To be able to implement the imaginary some_framework.extract method, some_framework must

  1. Figure out somehow which inputs the Page Objects need.

  2. Create these inputs. If needed, make a Splash request, make a direct HTTP request, get a dictionary with the crawl state from somewhere. These actions can be costly; framework should avoid doing unnecessary work here.

  3. Pass the obtained data as keyword arguments to __init__ method.

(2) and (3) are straightforward, once the framework knows that “To create BamazonBookPage, I need to pass output of Splash as a response keyword argument”, i.e. once (1) is done.

web-poet uses type annotations of __init__ arguments to declare Page Object dependencies. So, type annotations in the examples like the following were not just a nice-thing-to-have:

class BookPage(Injectable):
    def __init__(self, response: HttpResponse):
        self.response = response

By annotating __init__ arguments we were actually telling web-poet (or, more precisely, a framework which uses web-poet):

To create a BookPage instance, please obtain HttpResponse instance somehow, and pass it as a response keyword argument. That’s all you need to create a BookPage instance.

Note

If it sounds like Dependency Injection, you’re right.

If something other than HttpResponse needs to be passed, a different type annotation should be used:

class BamazonBookPage(Injectable):
    def __init__(self, response: SplashResponseData):
        self.response = response

class ToScrapeBookPage(Injectable):
    def __init__(self, response: HttpResponse, crawl_state: CrawlState):
        self.response = response
        self.crawl_state = crawl_state

For each possible input a separate class needs to be defined, even if the data has the same format. For example, both HttpResponse and SplashResponseData may have the same url and text properties, but they can’t be the same class, because they need to work as “markers” - tell frameworks if the html should be taken from HTTP response body or from Splash DOM snapshot.

CrawlState in the example above can be defined as a class with some specific properties, or maybe even as a class CrawlState(dict): pass - an important thing is that it is an unique type, and that we agree on what should be put into arguments annotated as CrawlState.

Pro tip: defining classes like

class ToScrapeBookPage(Injectable):
    def __init__(self, response: HttpResponse, crawl_state: CrawlState):
        self.response = response
        self.crawl_state = crawl_state

can get tedious; Python’s dataclasses (or attrs, if that’s your preference) make it nicer:

from dataclasses import dataclass

@dataclass
class ToScrapeBookPage(Injectable):
    response: HttpResponse
    crawl_state: CrawlState

web-poet role

How do you actually inspect the __init__ method signature - e.g. if you’re working on supporting web-poet page objects in some framework? web-poet itself doesn’t provide any helpers for doing this.

Use andi library. For example, scrapy-poet uses andi. In addition to signature inspection, it also handles typing.Optional and typing.Union, and allows to create a build plan for dependency trees, indirect dependencies: that’s allowed to annotate an argument as another Injectable subclass.
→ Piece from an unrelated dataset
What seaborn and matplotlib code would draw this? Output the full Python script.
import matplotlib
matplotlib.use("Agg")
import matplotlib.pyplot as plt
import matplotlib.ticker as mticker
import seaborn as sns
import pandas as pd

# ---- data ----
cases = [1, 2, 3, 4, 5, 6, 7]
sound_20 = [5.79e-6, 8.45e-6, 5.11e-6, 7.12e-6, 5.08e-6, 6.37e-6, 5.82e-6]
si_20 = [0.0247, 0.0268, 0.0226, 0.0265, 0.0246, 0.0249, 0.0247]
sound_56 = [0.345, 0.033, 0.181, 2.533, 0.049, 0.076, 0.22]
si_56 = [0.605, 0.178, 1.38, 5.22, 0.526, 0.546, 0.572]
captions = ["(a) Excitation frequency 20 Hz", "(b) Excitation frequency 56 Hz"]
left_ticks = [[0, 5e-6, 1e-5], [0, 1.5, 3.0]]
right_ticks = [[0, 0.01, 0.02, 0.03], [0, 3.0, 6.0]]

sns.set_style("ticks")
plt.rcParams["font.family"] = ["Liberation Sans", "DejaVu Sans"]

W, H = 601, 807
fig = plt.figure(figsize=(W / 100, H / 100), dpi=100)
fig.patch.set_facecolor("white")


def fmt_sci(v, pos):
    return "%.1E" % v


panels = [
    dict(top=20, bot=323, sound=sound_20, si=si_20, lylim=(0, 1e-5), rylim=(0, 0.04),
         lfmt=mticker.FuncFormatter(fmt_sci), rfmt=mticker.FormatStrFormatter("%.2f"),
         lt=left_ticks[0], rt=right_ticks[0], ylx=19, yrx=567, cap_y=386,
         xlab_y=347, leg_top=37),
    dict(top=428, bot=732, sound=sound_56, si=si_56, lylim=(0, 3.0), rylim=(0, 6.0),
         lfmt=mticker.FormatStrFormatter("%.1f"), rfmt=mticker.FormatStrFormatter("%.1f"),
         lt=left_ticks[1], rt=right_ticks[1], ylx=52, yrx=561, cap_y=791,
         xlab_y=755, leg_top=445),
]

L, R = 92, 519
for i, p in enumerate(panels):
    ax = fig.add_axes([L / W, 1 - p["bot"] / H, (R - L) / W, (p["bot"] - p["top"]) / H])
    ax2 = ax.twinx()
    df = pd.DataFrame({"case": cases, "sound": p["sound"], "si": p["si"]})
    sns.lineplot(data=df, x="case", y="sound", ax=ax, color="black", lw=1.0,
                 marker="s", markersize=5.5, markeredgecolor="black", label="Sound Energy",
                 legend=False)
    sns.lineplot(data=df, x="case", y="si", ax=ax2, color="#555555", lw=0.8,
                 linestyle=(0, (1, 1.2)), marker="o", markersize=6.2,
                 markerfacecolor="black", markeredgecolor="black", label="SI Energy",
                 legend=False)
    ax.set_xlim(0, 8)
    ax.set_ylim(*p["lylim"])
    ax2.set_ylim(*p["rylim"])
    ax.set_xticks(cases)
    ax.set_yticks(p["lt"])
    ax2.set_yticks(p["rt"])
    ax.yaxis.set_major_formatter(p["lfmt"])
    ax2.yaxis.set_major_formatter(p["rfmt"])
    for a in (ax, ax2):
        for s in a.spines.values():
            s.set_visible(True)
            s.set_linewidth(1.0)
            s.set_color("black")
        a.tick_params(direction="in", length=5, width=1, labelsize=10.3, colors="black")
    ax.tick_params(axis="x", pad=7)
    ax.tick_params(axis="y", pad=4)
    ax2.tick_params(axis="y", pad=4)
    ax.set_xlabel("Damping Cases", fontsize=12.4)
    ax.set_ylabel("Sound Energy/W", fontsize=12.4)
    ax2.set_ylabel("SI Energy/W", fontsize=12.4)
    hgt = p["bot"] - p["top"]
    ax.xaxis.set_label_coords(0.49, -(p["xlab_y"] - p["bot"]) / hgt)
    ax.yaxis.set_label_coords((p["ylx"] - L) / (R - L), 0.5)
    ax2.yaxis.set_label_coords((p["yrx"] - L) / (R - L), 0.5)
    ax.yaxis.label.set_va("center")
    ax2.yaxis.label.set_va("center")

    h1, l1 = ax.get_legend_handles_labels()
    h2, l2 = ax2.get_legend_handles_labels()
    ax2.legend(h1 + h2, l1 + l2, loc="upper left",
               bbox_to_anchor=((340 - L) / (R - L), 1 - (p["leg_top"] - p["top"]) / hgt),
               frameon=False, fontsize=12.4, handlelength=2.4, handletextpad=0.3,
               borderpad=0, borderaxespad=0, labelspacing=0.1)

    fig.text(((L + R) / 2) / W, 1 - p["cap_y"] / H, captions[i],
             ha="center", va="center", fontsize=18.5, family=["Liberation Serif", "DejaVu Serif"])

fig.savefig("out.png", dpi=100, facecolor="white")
web-poet is not using andi on its own; web-poet’s role is to standardize things + provide some helpers to write the extraction code easier:

  1. Standardize a list of possible inputs for the page objects. This helps with reusability of extraction code across different environments. For example, if you want to support extraction from raw HTTP response bodies, you need to figure out how to populate HttpResponse in the given environment, and that’s all.

    Users are free to define their own inputs (input types), but they may be less portable across environments - which can be fine.
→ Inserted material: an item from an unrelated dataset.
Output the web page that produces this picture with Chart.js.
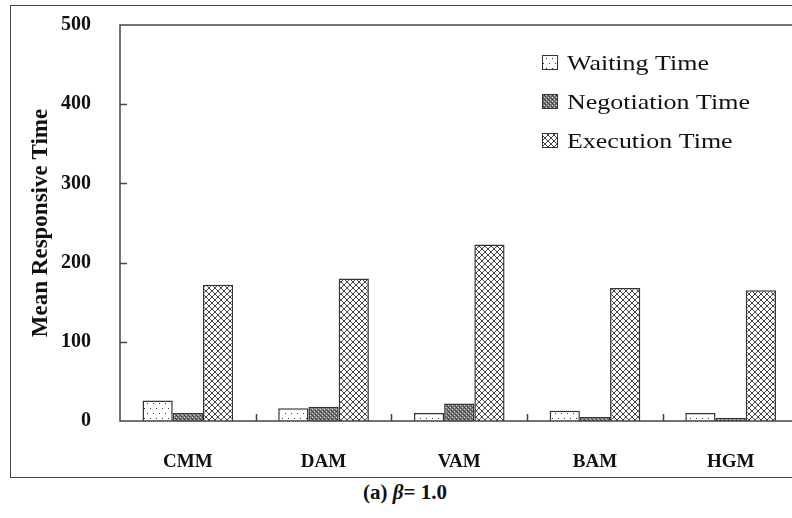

  2. Define an interface for the Page Object itself. This allows to have a code which can instantiate and use a Page Object without knowing about its implementation upfront. web-poet requires you to use a base class (Injectable), and defines the semantics of to_item() method.
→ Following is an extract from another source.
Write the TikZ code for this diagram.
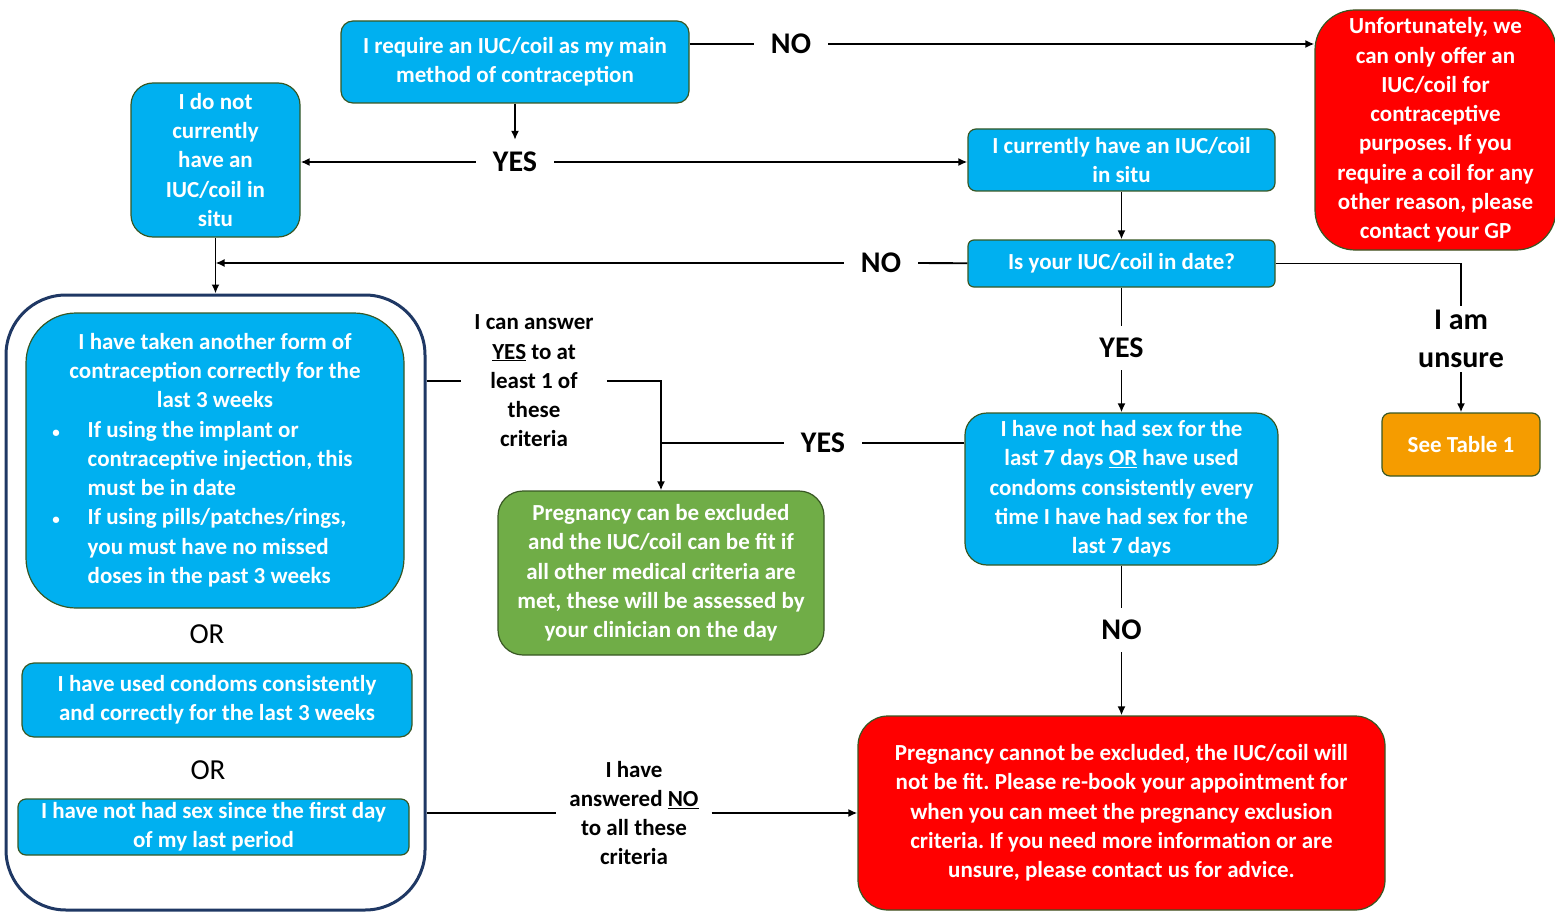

Then, framework’s role is to:

  1. Figure out which inputs a Page Object needs, likely using andi library.

  2. Create all the necessary inputs. For example, creating HttpResponse instance may involve making an HTTP request; creating CrawlState (from the previous examples) may involve getting some data from the shared storage, or from an in-memory data structure.

  3. Create a Page Object instance, passing it the inputs it needs.

  4. Depending on a task, either return a newly created Page Object instance to the user, or call some predefined method (a common case is to_item).

For example, web-poet + Scrapy integration package (scrapy-poet) may inspect a WebPage subclass you defined, figure out it needs HttpResponse and nothing else, fetch scrapy’s TextResponse, create HttpResponse instance from it, create your Page Object instance, and pass it to a spider callback.

Finally, the Developer’s role is to:

  1. Write a Page Object class, likely website-specific, following web-poet standards. The extraction code should define the inputs it needs (such as “body of HTTP response”, “Chrome DOM tree snapshot”, “crawl state”); it shouldn’t fetch these inputs itself.

  2. Pass the Page Object class to a framework, in a way defined by the framework.

  3. Receive a Page Object instance from the framework; call its extraction methods (e.g. to_item). Depending on the framework and on the task, the framework may be calling to_item (or other methods) automatically; in this case user code would be getting the extracted data, not a Page Object instance.

Summary

First, congratulations for making it through this document!

A take-away from this tutorial:

  1. web-poet does very little on its own. Almost nothing, really. An important thing about web-poet is that if defines a standard for writing web scraping code.

    All these Page Objects are just Python classes, which receive some static data in __init__ methods, and maybe provide some methods to extract the data.

  2. web-poet prescribes certain things and limits what you can do, but not too much, and as a return you’re getting better testability and reusability of your code.

  3. Hopefully, now you understand how to write a web scraping framework which uses web-poet.

  4. Basic web-poet usage looks similar to how one could have had refactored the extraction code anyways.